Despite the court-ordered suspension of the music-swapping website Napster, executives of major record labels say they're losing money because copyright thieves have discovered other ways of passing around commercial music on the Internet. They're searching for new ways to copy-protect their music. The labels are now experimenting with new technologies to limit their customers' ability to make digital copies of their own albums. A handful of copy-protected CDs has hit stores in Europe and they debut this month in America. Customers already are complaining that some of these new discs won't play at all, particularly on computer CD-ROM drives-where the bulk of the music theft occurs.
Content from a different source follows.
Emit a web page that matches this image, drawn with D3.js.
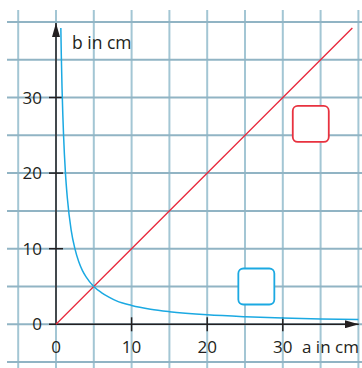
<!DOCTYPE html>
<html>
<head>
<meta charset="utf-8">
<script src="https://cdn.jsdelivr.net/npm/d3@7"></script>
<style>
  body { margin: 0; background: #fff; }
  text { font-family: "Open Sans", sans-serif; fill: #231f20; }
</style>
</head>
<body>
<div id="chart"></div>
<script>
let width = 362,
    height = 368;

// tick values
const xTicks = [10, 20, 30];
const yTicks = [10, 20, 30];
const gridSteps = [-5, 0, 5, 10, 15, 20, 25, 30, 35, 40];

// red line: b = a
const lineData = [[0, 0], [39.2, 39.2]];

// blue curve: a * b = 25
const curveData = [
  [0.64, 39.2], [0.7, 35.7], [0.8, 31.2], [0.9, 27.8], [1, 25], [1.25, 20],
  [1.5, 16.7], [2, 12.5], [2.5, 10], [3, 8.3], [3.5, 7.1], [4, 6.25],
  [5, 5], [6, 4.2], [7, 3.6], [8, 3.1], [10, 2.5], [12.5, 2], [15, 1.67],
  [20, 1.25], [25, 1], [30, 0.83], [35, 0.71], [40, 0.63]
];

// answer boxes (centre in a/b units)
const boxes = [
  { a: 33.7, b: 26.5, color: "#e8323f" },
  { a: 26.5, b: 5.0, color: "#1ba9e2" }
];

const svg = d3.select("#chart")
  .append("svg")
  .attr("width", width)
  .attr("height", height);

let x = d3.scaleLinear().domain([0, 40]).range([56, 358.4]);
let y = d3.scaleLinear().domain([0, 40]).range([324.3, 21.9]);

// grid
svg.append("g")
  .selectAll("line")
  .data(gridSteps)
  .join("line")
  .attr("x1", d => x(d)).attr("x2", d => x(d))
  .attr("y1", 10).attr("y2", height)
  .attr("stroke", "#a3c6d4")
  .attr("stroke-width", 2);

svg.append("g")
  .selectAll("line")
  .data(gridSteps)
  .join("line")
  .attr("y1", d => y(d)).attr("y2", d => y(d))
  .attr("x1", 7).attr("x2", width)
  .attr("stroke", "#91b4c4")
  .attr("stroke-width", 2);

// arrow marker
svg.append("defs").append("marker")
  .attr("id", "arrow")
  .attr("viewBox", "0 0 14 8")
  .attr("refX", 14).attr("refY", 4)
  .attr("markerWidth", 14).attr("markerHeight", 8)
  .attr("markerUnits", "userSpaceOnUse")
  .attr("orient", "auto")
  .append("path")
  .attr("d", "M0,0L14,4L0,8Z")
  .attr("fill", "#231f20");

const ink = "#231f20";

// axes
svg.append("line")
  .attr("x1", x(0) - 7).attr("x2", x(40.05))
  .attr("y1", y(0)).attr("y2", y(0))
  .attr("stroke", ink).attr("stroke-width", 1.5)
  .attr("marker-end", "url(#arrow)");

svg.append("line")
  .attr("x1", x(0)).attr("x2", x(0))
  .attr("y1", y(0)).attr("y2", y(39.85))
  .attr("stroke", ink).attr("stroke-width", 1.5)
  .attr("marker-end", "url(#arrow)");

// ticks
svg.append("g")
  .selectAll("line")
  .data(xTicks)
  .join("line")
  .attr("x1", d => x(d)).attr("x2", d => x(d))
  .attr("y1", y(0) - 7).attr("y2", y(0) + 7)
  .attr("stroke", ink).attr("stroke-width", 1.5);

svg.append("g")
  .selectAll("line")
  .data(yTicks)
  .join("line")
  .attr("y1", d => y(d)).attr("y2", d => y(d))
  .attr("x1", x(0) - 7).attr("x2", x(0) + 7)
  .attr("stroke", ink).attr("stroke-width", 1.5);

// tick labels
svg.append("g")
  .selectAll("text")
  .data([0, ...xTicks])
  .join("text")
  .attr("x", d => x(d))
  .attr("y", 353)
  .attr("text-anchor", "middle")
  .attr("font-size", 17)
  .text(d => d);

svg.append("g")
  .selectAll("text")
  .data([0, ...yTicks])
  .join("text")
  .attr("x", 42)
  .attr("y", d => y(d) + 6)
  .attr("text-anchor", "end")
  .attr("font-size", 17)
  .text(d => d);

svg.append("text")
  .attr("x", 302).attr("y", 353)
  .attr("font-size", 17)
  .text("a in cm");

svg.append("text")
  .attr("x", 72).attr("y", 49)
  .attr("font-size", 17.5)
  .text("b in cm");

// red line
svg.append("path")
  .datum(lineData)
  .attr("fill", "none")
  .attr("stroke", "#e8283c")
  .attr("stroke-width", 1.3)
  .attr("d", d3.line().x(d => x(d[0])).y(d => y(d[1])));

// blue curve
svg.append("path")
  .datum(curveData)
  .attr("fill", "none")
  .attr("stroke", "#1ba9e2")
  .attr("stroke-width", 1.5)
  .attr("d", d3.line().x(d => x(d[0])).y(d => y(d[1])).curve(d3.curveMonotoneX));

// boxes
svg.append("g")
  .selectAll("rect")
  .data(boxes)
  .join("rect")
  .attr("x", d => x(d.a) - 18)
  .attr("y", d => y(d.b) - 18)
  .attr("width", 36).attr("height", 36)
  .attr("rx", 5)
  .attr("fill", "#fff")
  .attr("stroke", d => d.color)
  .attr("stroke-width", 1.8);
</script>
</body>
</html>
The ACLU-like Electronic Freedom Foundation is one of the loudest organized critics of copy protection. The recording industry seems "hellbent on alienating [its] best customers," complains senior staff attorney Fred von Lohmann. But the new copy-protected CDs will be specially marked and customers allowed to return discs if they are not satisfied, according to the Universal Music Group. Meanwhile, the labels are also trying to compete directly with the numerous MP3-swapping outlets that help move music around the Net. This month comes the rollout of the industry-backed MusicNet and pressplay, joint ventures that charge monthly subscription fees for the right to download songs, but the files are in special formats that won't play on many MP3 players. ROLLING THE DICE
Online gambling is illegal in the United States, but growing demand and its worldwide scope make it difficult for government to enforce the ban. While lawmakers on Capitol Hill mull new restrictions against online gambling, Nevada and New Jersey are considering ways to legalize it. Operators of online casinos get around federal law by keeping their operations offshore. Their success has the attention of operators in Las Vegas and Atlantic City, who want a piece of the action. Christiansen Capital Advisors, which studies the gambling industry, estimates that gamblers worldwide wagered $2.2 billion online in 2000. Company projections suggest that figure will exceed $6 billion in 2003. By comparison, Nevada casinos collected $9.6 billion from gamblers in 2000. With tourism declining due to recession and terrorism threats, online gambling is becoming a big issue. Nevada is currently drafting regulations for such casinos. Another proposal would allow "virtual" betting on play at Atlantic City table games. Meanwhile, MGM Mirage plans to spend between $10 million and $30 million on an online casino on a small island in the Irish Sea. For the gambling industry, websites look like a gold vein. They can reach people who would never travel to a casino, and they can do business without the employees, real estate, or money-losing restaurants and entertainment. Lawmakers have fought an uphill battle to stamp out online gambling since 1996. The latest idea: a bill proposed by Rep. Bob Goodlatte (R-Va.) that would grant law enforcement broad authority to seek injunctions against any intermediaries, including banks, that enable gambling over the Internet. THE EXIT OF EXCITE
The death of Excite At Home Network's broadband Internet service was not the collapse of just another dimwitted dot-com; it had been America's leading provider of high-speed Net access. Excite At Home is slated to cease operations on Feb. 28, 2002-when new short-term agreements reached last week with cable providers Comcast and Cox worth about $300 million come to an end. What brought down the Internet giant were a series of questionable management decisions and overpriced acquisitions. The company bought a greeting card site for $780 million and sold it for $35 million. It absorbed the Excite portal for $6.7 billion and it unloaded for only $10 million. "They were really growing for growth's sake, grow at all costs, without much regard for expenses," John Corcoran, an analyst at CIBC World Markets, said. "This is a textbook example-everything that could go wrong did go wrong at the company." At Home Network abruptly terminated Internet service this month to some 850,000 people, after a bankruptcy judge granted permission to cancel ongoing service contracts the company claimed were costing $6 million per week to fulfill. Last week, AT&T backed out of a $307 million offer to acquire Excite At Home's assets. Executives said last week they expected to liquidate what's left of the company after the Comcast and Cox agreements expire.